• Data excerpt:
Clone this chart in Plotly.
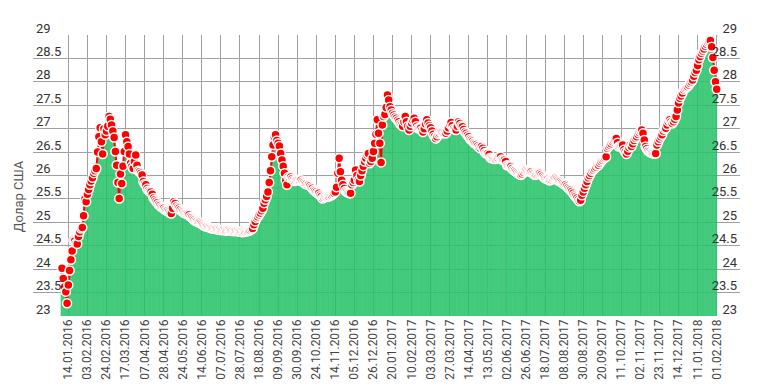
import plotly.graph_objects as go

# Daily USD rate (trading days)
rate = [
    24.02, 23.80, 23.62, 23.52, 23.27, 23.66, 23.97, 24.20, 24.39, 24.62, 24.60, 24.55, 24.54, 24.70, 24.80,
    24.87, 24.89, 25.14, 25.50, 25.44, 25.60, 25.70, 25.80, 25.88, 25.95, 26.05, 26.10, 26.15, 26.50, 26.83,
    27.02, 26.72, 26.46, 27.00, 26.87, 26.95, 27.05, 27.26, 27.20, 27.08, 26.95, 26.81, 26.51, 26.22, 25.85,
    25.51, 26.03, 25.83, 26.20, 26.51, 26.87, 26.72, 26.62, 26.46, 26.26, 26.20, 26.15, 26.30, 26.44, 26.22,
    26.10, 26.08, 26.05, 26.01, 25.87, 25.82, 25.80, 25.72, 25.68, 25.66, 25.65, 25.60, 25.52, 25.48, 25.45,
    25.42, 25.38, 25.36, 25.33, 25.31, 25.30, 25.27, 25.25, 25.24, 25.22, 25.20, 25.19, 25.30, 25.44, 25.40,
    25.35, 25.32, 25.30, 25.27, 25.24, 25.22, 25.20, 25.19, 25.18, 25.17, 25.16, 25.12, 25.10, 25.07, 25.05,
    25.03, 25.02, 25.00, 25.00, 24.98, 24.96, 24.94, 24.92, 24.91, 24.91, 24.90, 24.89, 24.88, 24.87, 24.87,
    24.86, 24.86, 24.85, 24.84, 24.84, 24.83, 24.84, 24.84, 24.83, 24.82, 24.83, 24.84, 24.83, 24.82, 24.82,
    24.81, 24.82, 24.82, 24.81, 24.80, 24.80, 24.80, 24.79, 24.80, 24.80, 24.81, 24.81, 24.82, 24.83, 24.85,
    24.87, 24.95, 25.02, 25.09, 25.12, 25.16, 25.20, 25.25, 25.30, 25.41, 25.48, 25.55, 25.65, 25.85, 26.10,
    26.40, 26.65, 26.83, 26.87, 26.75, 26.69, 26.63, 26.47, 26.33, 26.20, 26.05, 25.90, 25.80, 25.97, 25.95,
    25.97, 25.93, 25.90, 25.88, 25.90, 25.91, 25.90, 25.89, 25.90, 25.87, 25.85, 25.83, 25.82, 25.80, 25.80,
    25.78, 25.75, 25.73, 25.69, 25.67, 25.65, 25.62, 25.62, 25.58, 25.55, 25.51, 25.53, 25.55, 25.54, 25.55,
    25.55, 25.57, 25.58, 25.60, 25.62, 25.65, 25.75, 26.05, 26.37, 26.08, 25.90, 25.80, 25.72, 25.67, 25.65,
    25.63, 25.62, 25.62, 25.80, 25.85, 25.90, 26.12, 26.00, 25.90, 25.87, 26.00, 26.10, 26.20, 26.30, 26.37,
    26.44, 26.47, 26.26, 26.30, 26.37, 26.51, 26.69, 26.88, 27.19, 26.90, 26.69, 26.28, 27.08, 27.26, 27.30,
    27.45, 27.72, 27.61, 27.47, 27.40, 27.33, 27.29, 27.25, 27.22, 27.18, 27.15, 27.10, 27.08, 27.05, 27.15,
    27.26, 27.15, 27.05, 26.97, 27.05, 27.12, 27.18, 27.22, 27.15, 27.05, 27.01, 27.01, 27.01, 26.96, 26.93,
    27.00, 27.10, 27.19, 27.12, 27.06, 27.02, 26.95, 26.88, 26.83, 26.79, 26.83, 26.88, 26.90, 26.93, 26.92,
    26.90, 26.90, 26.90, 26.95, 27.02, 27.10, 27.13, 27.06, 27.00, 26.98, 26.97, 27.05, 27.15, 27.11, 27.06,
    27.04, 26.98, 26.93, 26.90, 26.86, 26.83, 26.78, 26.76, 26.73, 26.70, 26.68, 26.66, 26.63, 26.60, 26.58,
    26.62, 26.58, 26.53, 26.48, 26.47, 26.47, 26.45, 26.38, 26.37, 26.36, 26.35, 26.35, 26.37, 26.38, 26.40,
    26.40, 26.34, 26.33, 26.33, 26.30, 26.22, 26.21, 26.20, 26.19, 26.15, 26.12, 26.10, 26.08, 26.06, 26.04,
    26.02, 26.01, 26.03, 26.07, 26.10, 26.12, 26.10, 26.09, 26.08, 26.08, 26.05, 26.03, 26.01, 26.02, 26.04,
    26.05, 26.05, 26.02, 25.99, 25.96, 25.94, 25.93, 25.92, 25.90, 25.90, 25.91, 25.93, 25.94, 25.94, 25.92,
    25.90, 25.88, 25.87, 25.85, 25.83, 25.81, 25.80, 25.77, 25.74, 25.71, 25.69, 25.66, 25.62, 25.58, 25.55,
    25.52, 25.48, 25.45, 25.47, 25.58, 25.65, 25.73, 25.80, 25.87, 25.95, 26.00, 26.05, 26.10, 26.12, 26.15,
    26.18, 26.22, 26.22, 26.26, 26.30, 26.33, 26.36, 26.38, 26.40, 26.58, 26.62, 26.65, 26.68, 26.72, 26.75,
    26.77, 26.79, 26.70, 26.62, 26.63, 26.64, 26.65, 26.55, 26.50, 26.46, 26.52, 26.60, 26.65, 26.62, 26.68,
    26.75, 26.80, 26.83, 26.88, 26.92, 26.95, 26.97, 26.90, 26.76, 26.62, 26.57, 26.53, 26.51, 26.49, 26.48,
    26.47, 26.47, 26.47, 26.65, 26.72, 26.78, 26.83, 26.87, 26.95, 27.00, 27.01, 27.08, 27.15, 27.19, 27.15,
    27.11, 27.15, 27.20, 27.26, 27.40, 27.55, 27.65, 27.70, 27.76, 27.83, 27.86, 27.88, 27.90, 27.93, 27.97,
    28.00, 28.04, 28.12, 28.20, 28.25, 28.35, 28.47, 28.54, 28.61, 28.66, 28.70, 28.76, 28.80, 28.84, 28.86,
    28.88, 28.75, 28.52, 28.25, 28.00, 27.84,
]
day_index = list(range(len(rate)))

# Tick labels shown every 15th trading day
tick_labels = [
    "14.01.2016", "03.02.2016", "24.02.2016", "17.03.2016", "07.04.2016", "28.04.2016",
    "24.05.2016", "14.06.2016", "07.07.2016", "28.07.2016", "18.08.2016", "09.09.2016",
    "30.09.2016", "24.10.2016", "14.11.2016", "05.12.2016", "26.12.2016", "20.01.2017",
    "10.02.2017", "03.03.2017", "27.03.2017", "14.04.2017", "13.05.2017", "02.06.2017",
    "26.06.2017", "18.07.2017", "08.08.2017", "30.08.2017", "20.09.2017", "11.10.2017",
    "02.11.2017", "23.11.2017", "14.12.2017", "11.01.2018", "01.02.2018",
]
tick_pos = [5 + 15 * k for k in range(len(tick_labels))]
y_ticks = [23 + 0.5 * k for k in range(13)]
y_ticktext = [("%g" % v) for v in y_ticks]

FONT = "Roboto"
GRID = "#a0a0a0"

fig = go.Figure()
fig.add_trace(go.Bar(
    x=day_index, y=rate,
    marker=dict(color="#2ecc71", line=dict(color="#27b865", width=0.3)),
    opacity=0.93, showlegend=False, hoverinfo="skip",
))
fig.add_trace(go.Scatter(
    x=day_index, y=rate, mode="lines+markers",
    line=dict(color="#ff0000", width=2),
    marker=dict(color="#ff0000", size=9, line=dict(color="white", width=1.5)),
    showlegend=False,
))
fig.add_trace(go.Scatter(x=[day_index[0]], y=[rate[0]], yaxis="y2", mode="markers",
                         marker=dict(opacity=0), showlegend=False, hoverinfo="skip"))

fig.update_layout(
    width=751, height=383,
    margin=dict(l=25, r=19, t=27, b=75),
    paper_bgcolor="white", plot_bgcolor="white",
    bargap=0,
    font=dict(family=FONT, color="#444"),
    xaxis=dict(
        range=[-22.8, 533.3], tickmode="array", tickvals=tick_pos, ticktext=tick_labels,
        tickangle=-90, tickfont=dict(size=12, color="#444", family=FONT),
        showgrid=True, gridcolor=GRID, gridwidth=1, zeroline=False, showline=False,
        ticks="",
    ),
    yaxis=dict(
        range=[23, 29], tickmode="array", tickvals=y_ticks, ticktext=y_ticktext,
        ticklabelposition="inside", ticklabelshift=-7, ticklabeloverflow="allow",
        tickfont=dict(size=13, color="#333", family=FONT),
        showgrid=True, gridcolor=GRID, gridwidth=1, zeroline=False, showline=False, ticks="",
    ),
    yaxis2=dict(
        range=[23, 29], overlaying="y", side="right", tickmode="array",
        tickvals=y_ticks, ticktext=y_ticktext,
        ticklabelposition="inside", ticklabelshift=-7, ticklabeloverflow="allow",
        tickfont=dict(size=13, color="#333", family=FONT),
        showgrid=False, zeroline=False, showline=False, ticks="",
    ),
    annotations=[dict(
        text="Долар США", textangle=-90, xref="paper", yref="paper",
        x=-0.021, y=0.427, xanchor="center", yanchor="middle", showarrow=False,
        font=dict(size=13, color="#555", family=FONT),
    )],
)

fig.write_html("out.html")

• Exercise: Reproduce only the lines from the beginning of the data through the line that contains "import plotly.graph_objects as go", both included, and please drop the pictures.

• Solved exercise:
Clone this chart in Plotly.
import plotly.graph_objects as go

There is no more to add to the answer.